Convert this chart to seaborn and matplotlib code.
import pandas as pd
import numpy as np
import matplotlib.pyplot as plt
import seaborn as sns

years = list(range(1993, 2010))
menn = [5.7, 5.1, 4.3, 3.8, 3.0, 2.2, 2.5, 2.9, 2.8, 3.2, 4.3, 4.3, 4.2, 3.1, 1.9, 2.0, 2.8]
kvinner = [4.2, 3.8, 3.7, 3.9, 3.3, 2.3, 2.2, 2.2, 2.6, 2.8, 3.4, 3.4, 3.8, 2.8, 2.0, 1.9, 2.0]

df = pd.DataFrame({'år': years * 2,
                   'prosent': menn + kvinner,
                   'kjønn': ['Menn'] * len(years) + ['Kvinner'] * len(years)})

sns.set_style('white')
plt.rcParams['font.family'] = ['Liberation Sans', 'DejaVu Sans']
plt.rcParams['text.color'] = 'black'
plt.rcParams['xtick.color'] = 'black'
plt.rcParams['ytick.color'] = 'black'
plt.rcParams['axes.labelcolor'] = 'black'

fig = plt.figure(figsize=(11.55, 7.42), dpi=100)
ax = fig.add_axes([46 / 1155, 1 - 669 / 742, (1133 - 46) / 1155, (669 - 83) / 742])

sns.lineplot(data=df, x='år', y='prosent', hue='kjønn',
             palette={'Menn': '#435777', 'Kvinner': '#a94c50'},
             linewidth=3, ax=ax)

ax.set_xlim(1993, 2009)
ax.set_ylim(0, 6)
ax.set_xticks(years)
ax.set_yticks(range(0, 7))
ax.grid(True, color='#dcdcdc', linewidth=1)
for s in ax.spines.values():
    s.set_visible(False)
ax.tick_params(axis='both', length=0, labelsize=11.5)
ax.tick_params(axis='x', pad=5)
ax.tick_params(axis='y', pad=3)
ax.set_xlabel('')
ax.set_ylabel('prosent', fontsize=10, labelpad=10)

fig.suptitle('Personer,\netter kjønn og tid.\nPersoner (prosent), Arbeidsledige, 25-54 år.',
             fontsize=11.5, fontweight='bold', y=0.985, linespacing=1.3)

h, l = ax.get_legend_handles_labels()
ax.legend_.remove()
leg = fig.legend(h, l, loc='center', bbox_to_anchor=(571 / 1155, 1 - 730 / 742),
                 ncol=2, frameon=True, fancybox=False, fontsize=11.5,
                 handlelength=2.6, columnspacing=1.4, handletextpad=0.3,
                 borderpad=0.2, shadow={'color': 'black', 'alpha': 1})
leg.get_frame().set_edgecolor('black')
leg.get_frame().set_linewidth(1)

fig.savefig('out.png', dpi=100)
──────
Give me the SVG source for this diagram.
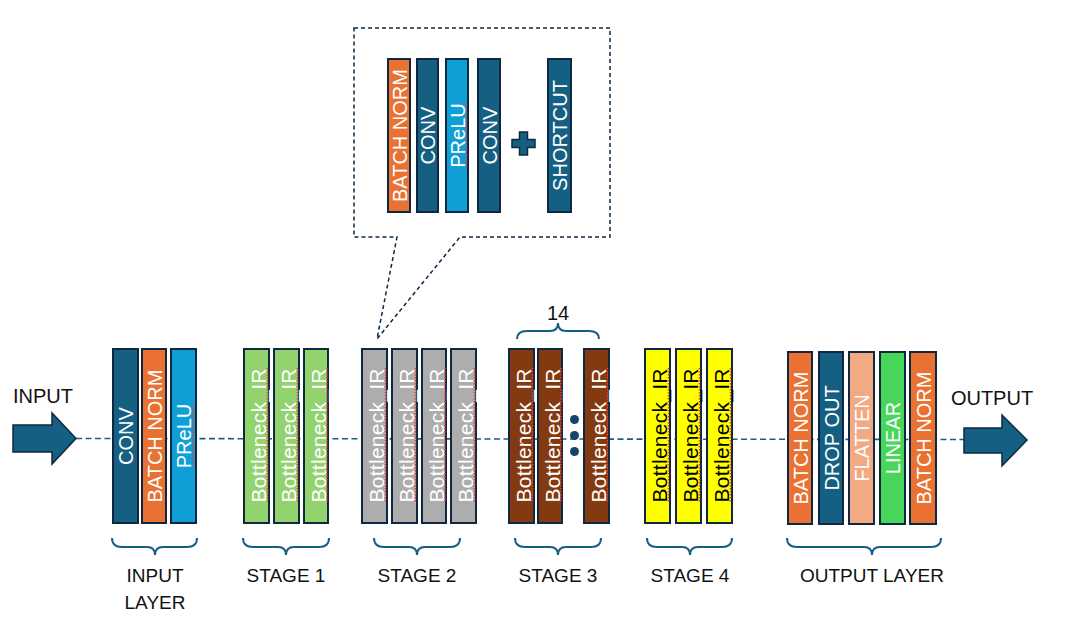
──────
(WRITTEN TASK) Exactly as written, quote the lines from the one that has "Convert this chart" down to the one that has "plt.rcParams['axes.labelcolor'] = 'black'", and include both.

(SOLUTION BELOW)
Convert this chart to seaborn and matplotlib code.
import pandas as pd
import numpy as np
import matplotlib.pyplot as plt
import seaborn as sns

years = list(range(1993, 2010))
menn = [5.7, 5.1, 4.3, 3.8, 3.0, 2.2, 2.5, 2.9, 2.8, 3.2, 4.3, 4.3, 4.2, 3.1, 1.9, 2.0, 2.8]
kvinner = [4.2, 3.8, 3.7, 3.9, 3.3, 2.3, 2.2, 2.2, 2.6, 2.8, 3.4, 3.4, 3.8, 2.8, 2.0, 1.9, 2.0]

df = pd.DataFrame({'år': years * 2,
                   'prosent': menn + kvinner,
                   'kjønn': ['Menn'] * len(years) + ['Kvinner'] * len(years)})

sns.set_style('white')
plt.rcParams['font.family'] = ['Liberation Sans', 'DejaVu Sans']
plt.rcParams['text.color'] = 'black'
plt.rcParams['xtick.color'] = 'black'
plt.rcParams['ytick.color'] = 'black'
plt.rcParams['axes.labelcolor'] = 'black'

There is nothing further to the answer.